Thursday, August 4, 2011

Zero Day: A Novel

Just finished “Zero Day: A Novel,” a tale of a Cyber 9/11 managed by a wealthy Saudi jihadist who’s intent on bringing down the West. Of course, he’s fully Westernized once he leaves the Kingdom.
As in Stephen Coont’s “Hong Kong” and Winn Schwartau’s “Pearl Harbor Dot Com,” a guy with too much money and too much hate tries to take down the critical infrastructure and bring the world to its knees. This time the bad guy uses the Internet. He recruits an international team of hackers to create rootkits and others components of the payload and to launch its variations from around the world.
Written by Mark Russinovich, with a foreword by Howard Schmidt and blurb from Bill Gates, it’s a pretty good yarn of how such an attack could be successful. Basically, anyone with enough money and determination can make this happen. It doesn’t require a state actor. (If anyone needs a good reason why the Bush tax cuts should expire, it’s this: it’ll keep disgruntled or fanatical rich guys from wrecking havoc on the rest of us by reducing their discretionary income.)
The technical aspects of the plot are intriguing and well done; the rest not so much. It continually amazes me that innocents in books like this are drawn into physical violence and win. Here, the heroes move from the cyber to the physical world. After escaping an assassination attempt in New York, sanctioned by the Saudi jihadist, they fly to Moscow, where they attempt to track down the Russian author of the rootkit. He’s killed by the same Chechnyan killer who tried to nail them in NY, and who kills the hacker just as they arrive, and tries to get them again. They leave him dead outside the hacker’s apartment, along with the latter’s father-in-law for reasons you’ll have to read the book to discover.
After patching a bullet wound, they chase the hacker’s wife to Italy. When she fled, with a bullet wound to her head from the Chechnyan, she took her husband’s hard drive with the source code for the rootkits. The heroes, of course, need the code to stop the planned zero day.
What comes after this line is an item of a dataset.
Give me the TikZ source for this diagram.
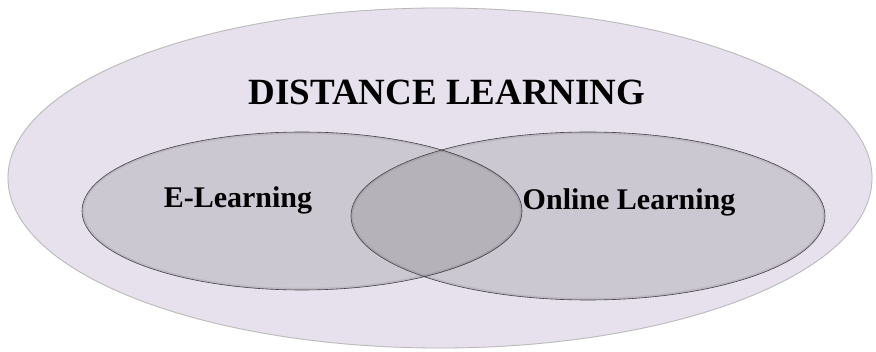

The wife discovers that the Saudi had her husband killed, so borrows a gun and hops a train for Paris looking for serious payback. Hot on her trail, the heroes take a plane. They all meet—good guys and bad guys—at the Saudi’s Paris office where the inevitable drawn down takes place; not, alas, at high noon.
“Zero Day: A Novel” is very enjoyable and scarily plausible. I suspect that’s the point: to increase awareness of the threats and maybe goad people to action. I suspect, too, that it’s preaching to the choir.